Russian President Vladmir Putin offered to extend the last remaining major U.S.-Russia nuclear treaty without making any changes on Friday, but U.S. President Donald Trump's administration called it a "non-starter" because it does not apply to China or all of Russia's arms.
At a virtual meeting of Putin's Security Council in Moscow, Foreign Minister Sergei Lavrov said their government has been "quite proactive" in trying to keep the treaty alive. Lavrov said Russian diplomats have been "emphasizing our initiative to take a decision without delay to extend the New START, set to expire in February 2021, for a new five-year term without any preconditions" in talks with the Americans.
"This initiative remains on the table," said Lavrov, according to a Kremlin transcipt. "In reply, the United States has sent us its proposals, which have been presented as conditions, or rather preconditions for the extension of the New START."
Putin then instructed Lavrov to offer to extend the treaty for one year without conditions. "It would be extremely sad if this treaty ceased to exist and was not replaced by another fundamental document of this kind," Putin told his council's meeting.
"During all the previous years, the New START worked and worked properly, performing its fundamental role as a constraint curtailing the arms race and a tool of arms control," he added. "It is clear that we have new weapons systems that the American side lacks, at least for the time being. But we are not refusing to discuss this aspect of the matter as well."
In recent days, Trump seemed to be pushing for a foreign policy win before Election Day. His special envoy for arms control, Marshall Billingslea, publicly declared just last week that “important progress” had been made towards renewing this key part of the Cold War-era’s nuclear arms control regime. Prior to those efforts, Trump let more than a year pass without holding nuclear disarmament talks with Russia.

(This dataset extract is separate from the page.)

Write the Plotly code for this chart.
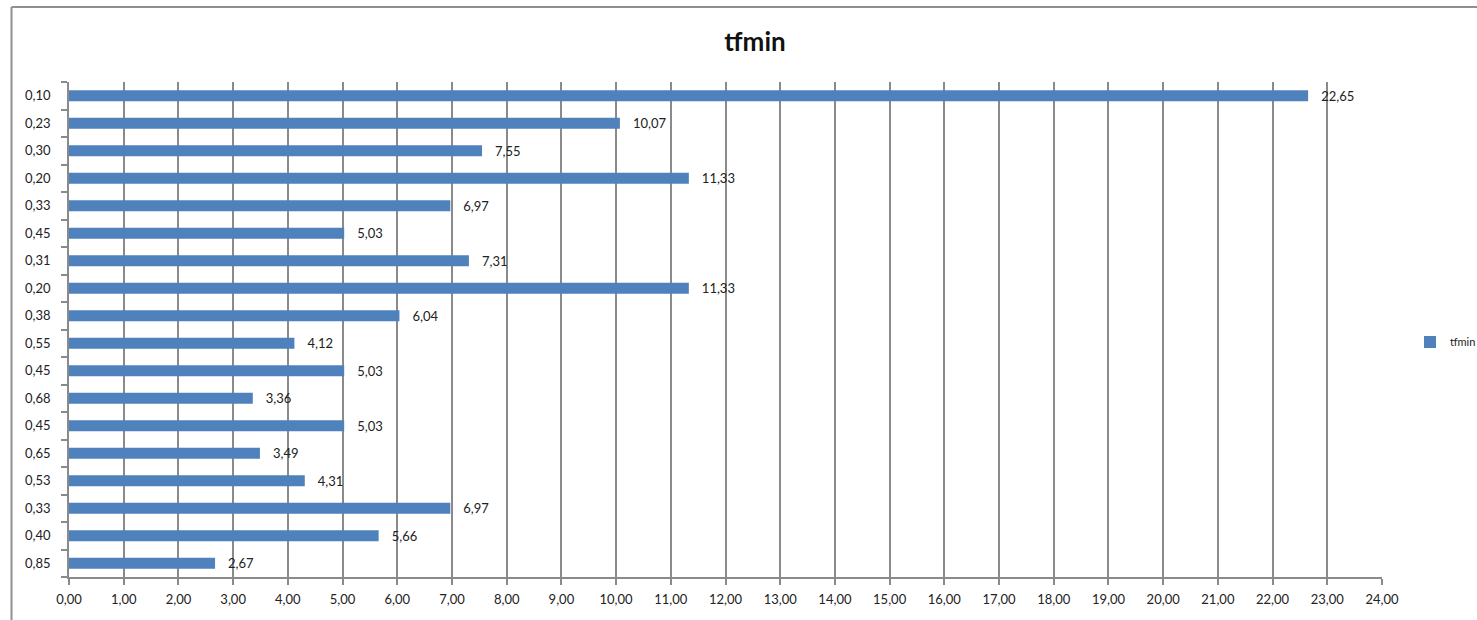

'A relatively straightforward proposal'
New START is set to expire on February 5, 2021, just 16 days after the next U.S. president takes office on January 20. It is not clear what Trump might do if he is reelected. If his challenger, former Vice President Joe Biden, wins the November 3 election, he said he would immediately seek to renew New START before it lapses.
But on Friday, Trump's national security adviser, Robert O'Brien, told an Aspen Institute forum that the Trump administration wanted Russia to freeze its entire stockpile — including some nuclear weapons that are not included in the treaty — for one year.
"We made a proposal. It was a relatively straightforward proposal that we extend New START for a year and the Russians would cap nuclear warheads for a year," he said. "I thought we had favorable movement on that front."
Later, he tweeted the administration's refusal to accept Putin's offer. "The United States proposed an extension of New START for one year, in exchange for Russia and the United States capping all nuclear warheads during that period," O'Brien said.
"This would have been a win for both sides, and we believed the Russians were willing to accept this proposal when I met with my counterpart in Geneva," he said, referring to his talks on October 2 with Russian Federal Security Service Director Nikolai Patrushev. "President Putin’s response today to extend New START without freezing nuclear warheads is a non-starter."
The United States and Russia only resumed nuclear disarmament talks at Vienna in late June. For a year, Trump ignored Putin’s offer to hold talks, saying he wanted China included in negotiations to extend New START, which took effect in 2011 and replaced the START treaty that operated from 2004 to 2009.
Trump also allowed the Intermediate-Range Nuclear Forces Treaty, or INF Treaty, to lapse between the United States and Russia last year. Former U.S. President Ronald Reagan and Soviet leader Mikhail Gorbachev had signed into law the INF Treaty, which banned the use of all U.S. and Soviet land-based ballistic and cruise missiles that could strike targets between 500 and 5,500 kilometers away.
The INF Treaty, effective from June 1, 1988 until August 2, 2019, was important to European security, helping to bring about the destruction of almost 2,700 missiles and their launchers.